Datum: 30.07.2014

Transparenz-Kodex für kostenlose Unterrichtsmaterialien vorgelegt

Vorstoß soll Lobbyismus an Schulen sichtbar machen

(c) pexels.com - CC0 Public Domain

Kostenlose Unterrichtsmaterialien aus dem Netz gibt es viele. Doch leider sind sie nicht immer frei von Werbung oder einseitigen Darstellungen. Auch wer sie herausgebracht oder finanziert hat, bleibt oft im Dunkeln. Ein Transparenz-Kodex für kostenlose Unterrichtsmaterialien soll das jetzt ändern.

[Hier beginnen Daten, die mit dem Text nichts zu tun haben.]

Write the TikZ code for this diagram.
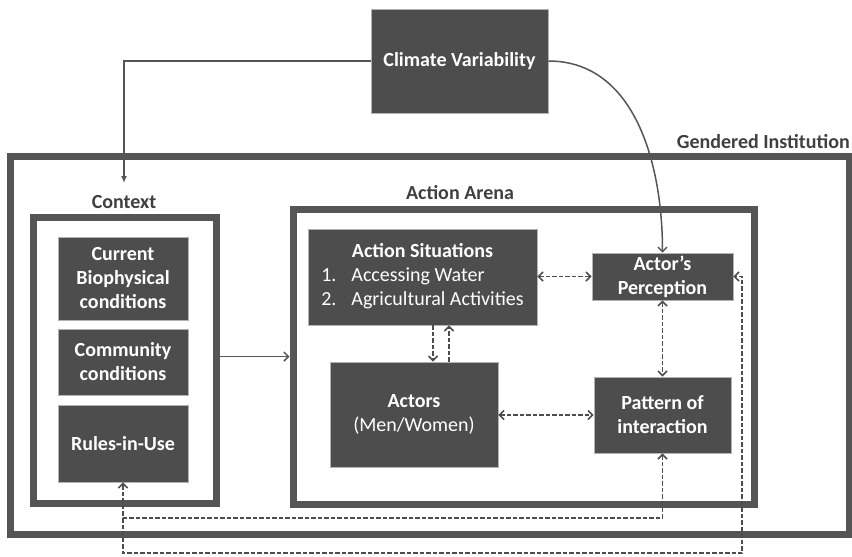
\documentclass[tikz,border=0pt]{standalone}
\usepackage{fontspec}
\setmainfont{Carlito}
\usetikzlibrary{arrows.meta,positioning}

\definecolor{boxgray}{HTML}{4D4D4D}
\definecolor{panelgray}{HTML}{555555}
\definecolor{labelgray}{HTML}{404040}

\tikzset{
    darkbox/.style={rectangle, fill=boxgray, draw=gray!60, line width=0.6pt, text=white,
        font=\fontsize{20}{24}\selectfont\bfseries, align=center, inner sep=1pt},
    panel/.style={rectangle, draw=panelgray, line width=7pt},
    panellabel/.style={text=labelgray, font=\fontsize{20}{24}\selectfont\bfseries, inner sep=0pt},
    solidlink/.style={draw=panelgray, line width=1.5pt},
    dashlink/.style={draw=boxgray, line width=1.7pt, dash pattern=on 4.5pt off 2pt},
}

\begin{document}
\begin{tikzpicture}[x=1pt, y=-1pt, >={Straight Barb[length=4.5pt,width=9pt]}]
    \useasboundingbox (0,0) rectangle (852,557);

    % Define the three panels
    \node[panel, minimum width=838.5pt, minimum height=377.5pt] (gendered) at (429.75,345.25) {};
    \node[panel, minimum width=183pt, minimum height=286pt] (context) at (124.5,360.5) {};
    \node[panel, minimum width=461pt, minimum height=295pt] (arena) at (523.5,356.5) {};
    \node[panellabel, anchor=east] (genlabel) at (850,142) {Gendered Institution};
    \node[panellabel] (ctxlabel) at (124,202) {Context};
    \node[panellabel] (arenalabel) at (460,193) {Action Arena};

    % Boxes
    \node[darkbox, minimum width=177pt, minimum height=104pt] (climate) at (459.5,61) {Climate Variability};
    \node[darkbox, minimum width=130pt, minimum height=83pt] (biophys) at (123,278.5) {Current\\Biophysical\\conditions};
    \node[darkbox, minimum width=130pt, minimum height=66pt] (community) at (123,362) {Community\\conditions};
    \node[darkbox, minimum width=130pt, minimum height=77pt] (rules) at (123,443.5) {Rules-in-Use};
    \node[darkbox, minimum width=229pt, minimum height=96pt] (situ) at (422.5,277) {%
        \begin{tabular}{@{}l@{\hspace{15pt}}l@{}}
            \multicolumn{2}{c}{Action Situations}\\
            \mdseries 1. & \mdseries Accessing Water\\
            \mdseries 2. & \mdseries Agricultural Activities
        \end{tabular}};
    \node[darkbox, minimum width=141pt, minimum height=47pt] (perc) at (662.5,276.5) {Actor’s\\Perception};
    \node[darkbox, minimum width=168pt, minimum height=105pt] (actors) at (414,414.5) {Actors\\{\mdseries (Men/Women)}};
    \node[darkbox, minimum width=137pt, minimum height=76pt] (pattern) at (662.5,415) {Pattern of\\interaction};

    % Solid links
    \coordinate (ctxin) at (124,183);
    \draw[solidlink, -{Latex[length=7pt,width=6pt]}] (climate.west) -| (ctxin);
    \draw[solidlink, ->] (climate.east) to[out=0, in=90] (perc.north);
    \draw[solidlink, ->] (context.east |- arena.west) -- (arena.west);

    % Dashed links
    \path (actors.north) ++(19,0) coordinate (dnx) ++(16,0) coordinate (upx);
    \draw[dashlink, <->] (situ.east |- perc.west) -- (perc.west);
    \draw[dashlink, ->] (situ.south -| dnx) -- (dnx);
    \draw[dashlink, ->] (upx) -- (upx |- situ.south);
    \draw[dashlink, <->] (perc.south) -- (pattern.north);
    \draw[dashlink, <->] (actors.east |- pattern.west) -- (pattern.west);

    % Feedback loops
    \coordinate (loopin) at (123,518);
    \coordinate (loopout) at (742,553);
    \draw[dashlink, <->] (pattern.south) |- (loopin) -- (rules.south);
    \draw[dashlink, ->] (loopin) |- (loopout) |- (perc.east);
\end{tikzpicture}
\end{document}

Vorgelegt wurde der Mitte Juli von der Deutschen Vereinigung für Politische Bildung (DVPB). Der 1965 ins Leben gerufene Fachverband mit über 2.000 Mitgliedern aus Schule, Hochschule und Erwachsenenbildung fordert darin die Kultusminister der Länder auf, eine transparente Kennzeichnung von Unterrichtsmaterialien durchzusetzen. Diese Kennzeichnung soll Klarheit über Geldgeber, Herausgeber und Autoren der Materialien schaffen. 

Der Verband reagiert mit seinem Vorstoß nach eigenen Angaben auf den Umstand, dass Schulen zunehmend mit kostenlosen Unterrichtsmaterialien überschwemmt werden. Anders als offizielle Schulbücher wurden deren Inhalte jedoch nie unabhängig geprüft oder ministeriell zugelassen. Laut DVPB nutzen insbesondere finanzkräftige Wirtschaftsverbände und Konzerne diese Lücke, um „Lernende im Sinne ihrer Weltanschauung und Interessen zu beeinflussen“.

Ob Energiewende, Altersvorsorge oder Geldanlage – viele Anbieter kostenloser Unterrichtsmaterialien scheuen sich demzufolge nicht, gesellschaftlich kontrovers diskutierte Themen nur aus ihrer Sicht darzustellen. Auch Meinungsmache und Kundenakquise könne man in den Materialien finden. Häufig würde zudem verschleiert, wer sie beauftragt und bezahlt hat, so die DVPB. Das erschwerte eine kritische Auseinandersetzung mit den Absichten der Finanziers und Autoren. 

Die Einschätzungen des DVBP zur Qualität und Stoßrichtung vieler kostenloser Unterrichtsmaterialien decken sich unter anderem mit denen der Gewerkschaft Erziehung und Wissenschaft (GEW). Die hatte sich bereits im vergangenen Jahr für eine öffentlich kontrollierte Prüfstelle für private Unterrichtsmaterialien stark gemacht. Laut GEW lehnen die Kultusminister diese bislang ab, meist mit dem Verweis auf den hohen Aufwand und die ausreichende Kompetenz der Lehrkräfte. 

Das Unternehmen Unterrichtsmaterialien mitunter als Werbeplattform nutzen, belegt auch eine Qualitätsanalyse des Verbraucherzentrale Bundesverbands (vzbv) aus dem Januar 2014. Die Verbraucherschützer hatten mehr als 450 Materialien auf den Prüfstand gestellt und insbesondere bei wirtschaftsnahen Publikationen erhebliche Missstände aufgedeckt. Einige der untersuchten Lehrmittel enthielten offene Produkt- und Markenwerbung. In anderen wurden Sachinformationen einseitig, verkürzt oder in einem falschen Kontext dargestellt. 

Der vzbv hatte sich in diesem Zusammenhang dafür ausgesprochen, klare Regeln und Grenzen für die Einflussnahme außerschulischer Partner auf den Schulunterricht zu definieren, diese durchzusetzen und den Blick von Lehrkräften für diese Form des Lobbyismus zu schärfen. Auch das in vielen Bundesländern bereits im Schulgesetz verankerte „Werbeverbot an Schulen“ müsse konsequent umgesetzt werden, um dem Lobbyismus an Schulen Einhalt zu gebieten, so der vzbv.